● Problem: Can you output, word for word, the lines between the one holding "Write the Chart.js code for this chart." and the one holding "const curveFill = curveX.map((x, i)", inclusive, leaving out any pictures?

● Provided records:
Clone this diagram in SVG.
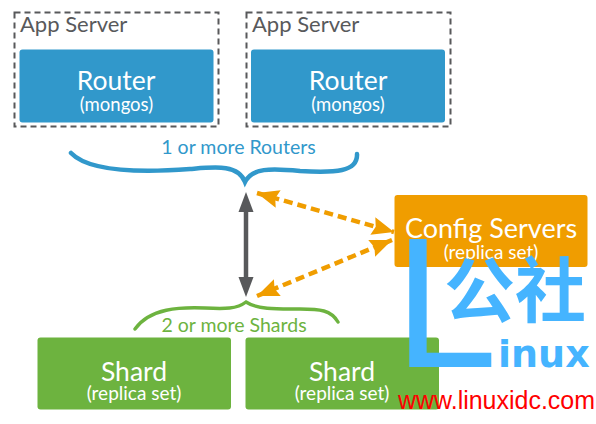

==

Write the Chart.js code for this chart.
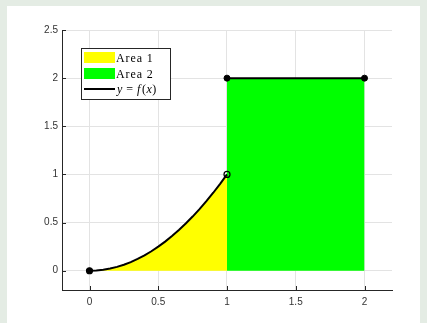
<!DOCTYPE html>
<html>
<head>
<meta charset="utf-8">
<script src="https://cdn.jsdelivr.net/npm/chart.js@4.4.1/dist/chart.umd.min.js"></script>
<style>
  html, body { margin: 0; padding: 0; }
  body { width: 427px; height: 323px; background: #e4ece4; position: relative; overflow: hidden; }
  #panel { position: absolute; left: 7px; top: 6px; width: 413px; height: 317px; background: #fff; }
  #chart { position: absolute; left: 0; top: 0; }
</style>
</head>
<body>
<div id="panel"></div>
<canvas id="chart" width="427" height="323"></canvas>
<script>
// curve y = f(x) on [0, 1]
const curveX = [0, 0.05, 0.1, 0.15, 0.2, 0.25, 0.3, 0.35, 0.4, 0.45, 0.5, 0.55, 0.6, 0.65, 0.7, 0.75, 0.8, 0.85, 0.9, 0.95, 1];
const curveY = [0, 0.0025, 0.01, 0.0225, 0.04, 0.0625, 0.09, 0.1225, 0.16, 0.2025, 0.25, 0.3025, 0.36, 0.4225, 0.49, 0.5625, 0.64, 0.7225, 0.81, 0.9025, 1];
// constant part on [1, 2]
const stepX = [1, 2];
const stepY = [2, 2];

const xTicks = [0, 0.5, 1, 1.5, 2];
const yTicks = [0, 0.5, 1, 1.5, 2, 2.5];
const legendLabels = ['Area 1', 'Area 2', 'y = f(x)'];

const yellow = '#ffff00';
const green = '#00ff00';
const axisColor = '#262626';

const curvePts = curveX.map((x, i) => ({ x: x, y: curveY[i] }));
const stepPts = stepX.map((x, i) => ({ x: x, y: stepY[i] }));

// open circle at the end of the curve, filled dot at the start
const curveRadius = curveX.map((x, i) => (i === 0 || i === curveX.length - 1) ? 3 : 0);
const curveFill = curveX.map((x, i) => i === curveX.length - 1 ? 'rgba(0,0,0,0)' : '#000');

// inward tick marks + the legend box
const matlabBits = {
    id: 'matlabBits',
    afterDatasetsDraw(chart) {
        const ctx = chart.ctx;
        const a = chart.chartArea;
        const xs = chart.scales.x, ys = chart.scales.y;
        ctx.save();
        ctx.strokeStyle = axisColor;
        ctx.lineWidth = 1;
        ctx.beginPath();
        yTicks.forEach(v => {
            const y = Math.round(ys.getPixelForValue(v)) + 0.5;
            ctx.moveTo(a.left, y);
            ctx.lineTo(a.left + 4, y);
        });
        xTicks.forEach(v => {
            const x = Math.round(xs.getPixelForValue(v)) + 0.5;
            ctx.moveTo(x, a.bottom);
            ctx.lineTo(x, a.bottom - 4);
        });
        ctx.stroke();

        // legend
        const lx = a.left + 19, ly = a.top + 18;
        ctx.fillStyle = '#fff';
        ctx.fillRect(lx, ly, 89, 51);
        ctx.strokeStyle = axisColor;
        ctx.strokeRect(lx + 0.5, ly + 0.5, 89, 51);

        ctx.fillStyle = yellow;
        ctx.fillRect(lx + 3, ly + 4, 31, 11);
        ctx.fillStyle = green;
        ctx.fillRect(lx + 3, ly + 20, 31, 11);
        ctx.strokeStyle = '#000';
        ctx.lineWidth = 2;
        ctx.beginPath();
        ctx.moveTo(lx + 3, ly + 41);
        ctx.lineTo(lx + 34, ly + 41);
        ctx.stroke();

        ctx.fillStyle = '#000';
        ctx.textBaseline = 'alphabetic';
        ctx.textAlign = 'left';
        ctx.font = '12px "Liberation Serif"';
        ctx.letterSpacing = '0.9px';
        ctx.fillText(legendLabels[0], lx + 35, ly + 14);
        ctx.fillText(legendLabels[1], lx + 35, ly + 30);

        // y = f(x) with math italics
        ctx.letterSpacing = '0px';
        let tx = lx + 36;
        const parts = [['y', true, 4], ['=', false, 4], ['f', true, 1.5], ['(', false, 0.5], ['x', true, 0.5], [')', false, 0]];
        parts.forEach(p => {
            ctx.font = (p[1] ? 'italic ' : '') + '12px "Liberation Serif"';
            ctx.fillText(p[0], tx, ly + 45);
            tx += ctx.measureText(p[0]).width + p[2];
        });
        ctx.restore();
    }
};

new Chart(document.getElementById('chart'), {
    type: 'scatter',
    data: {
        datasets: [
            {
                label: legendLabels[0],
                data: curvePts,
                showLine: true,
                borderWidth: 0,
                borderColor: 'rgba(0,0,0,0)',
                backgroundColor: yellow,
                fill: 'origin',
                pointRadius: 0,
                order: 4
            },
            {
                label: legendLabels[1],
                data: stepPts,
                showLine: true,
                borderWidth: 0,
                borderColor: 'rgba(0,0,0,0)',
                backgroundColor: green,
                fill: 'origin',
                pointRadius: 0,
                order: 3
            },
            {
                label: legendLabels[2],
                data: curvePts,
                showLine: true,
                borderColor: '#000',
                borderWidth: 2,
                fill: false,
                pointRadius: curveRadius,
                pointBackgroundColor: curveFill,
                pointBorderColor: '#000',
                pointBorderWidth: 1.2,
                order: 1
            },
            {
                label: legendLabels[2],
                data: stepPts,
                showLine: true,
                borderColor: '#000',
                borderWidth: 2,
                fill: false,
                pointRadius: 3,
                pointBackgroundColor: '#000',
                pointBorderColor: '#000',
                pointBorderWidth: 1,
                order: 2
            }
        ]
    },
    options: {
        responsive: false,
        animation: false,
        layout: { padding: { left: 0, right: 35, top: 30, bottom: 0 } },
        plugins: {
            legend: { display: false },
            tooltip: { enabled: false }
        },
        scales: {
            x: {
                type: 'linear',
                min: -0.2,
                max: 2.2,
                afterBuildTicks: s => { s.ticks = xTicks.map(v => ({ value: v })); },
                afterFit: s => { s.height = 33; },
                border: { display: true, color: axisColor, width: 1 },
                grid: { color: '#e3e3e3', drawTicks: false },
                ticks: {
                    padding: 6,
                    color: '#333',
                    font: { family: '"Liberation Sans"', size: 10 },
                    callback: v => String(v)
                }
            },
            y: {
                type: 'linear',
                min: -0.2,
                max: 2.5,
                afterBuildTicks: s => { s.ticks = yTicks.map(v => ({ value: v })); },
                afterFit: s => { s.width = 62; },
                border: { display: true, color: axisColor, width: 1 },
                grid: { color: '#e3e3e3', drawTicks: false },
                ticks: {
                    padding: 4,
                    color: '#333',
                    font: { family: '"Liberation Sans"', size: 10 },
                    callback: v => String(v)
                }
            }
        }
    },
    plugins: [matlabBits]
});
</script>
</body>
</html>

● Exercise solution:
Write the Chart.js code for this chart.
<!DOCTYPE html>
<html>
<head>
<meta charset="utf-8">
<script src="https://cdn.jsdelivr.net/npm/chart.js@4.4.1/dist/chart.umd.min.js"></script>
<style>
  html, body { margin: 0; padding: 0; }
  body { width: 427px; height: 323px; background: #e4ece4; position: relative; overflow: hidden; }
  #panel { position: absolute; left: 7px; top: 6px; width: 413px; height: 317px; background: #fff; }
  #chart { position: absolute; left: 0; top: 0; }
</style>
</head>
<body>
<div id="panel"></div>
<canvas id="chart" width="427" height="323"></canvas>
<script>
// curve y = f(x) on [0, 1]
const curveX = [0, 0.05, 0.1, 0.15, 0.2, 0.25, 0.3, 0.35, 0.4, 0.45, 0.5, 0.55, 0.6, 0.65, 0.7, 0.75, 0.8, 0.85, 0.9, 0.95, 1];
const curveY = [0, 0.0025, 0.01, 0.0225, 0.04, 0.0625, 0.09, 0.1225, 0.16, 0.2025, 0.25, 0.3025, 0.36, 0.4225, 0.49, 0.5625, 0.64, 0.7225, 0.81, 0.9025, 1];
// constant part on [1, 2]
const stepX = [1, 2];
const stepY = [2, 2];

const xTicks = [0, 0.5, 1, 1.5, 2];
const yTicks = [0, 0.5, 1, 1.5, 2, 2.5];
const legendLabels = ['Area 1', 'Area 2', 'y = f(x)'];

const yellow = '#ffff00';
const green = '#00ff00';
const axisColor = '#262626';

const curvePts = curveX.map((x, i) => ({ x: x, y: curveY[i] }));
const stepPts = stepX.map((x, i) => ({ x: x, y: stepY[i] }));

// open circle at the end of the curve, filled dot at the start
const curveRadius = curveX.map((x, i) => (i === 0 || i === curveX.length - 1) ? 3 : 0);
const curveFill = curveX.map((x, i) => i === curveX.length - 1 ? 'rgba(0,0,0,0)' : '#000');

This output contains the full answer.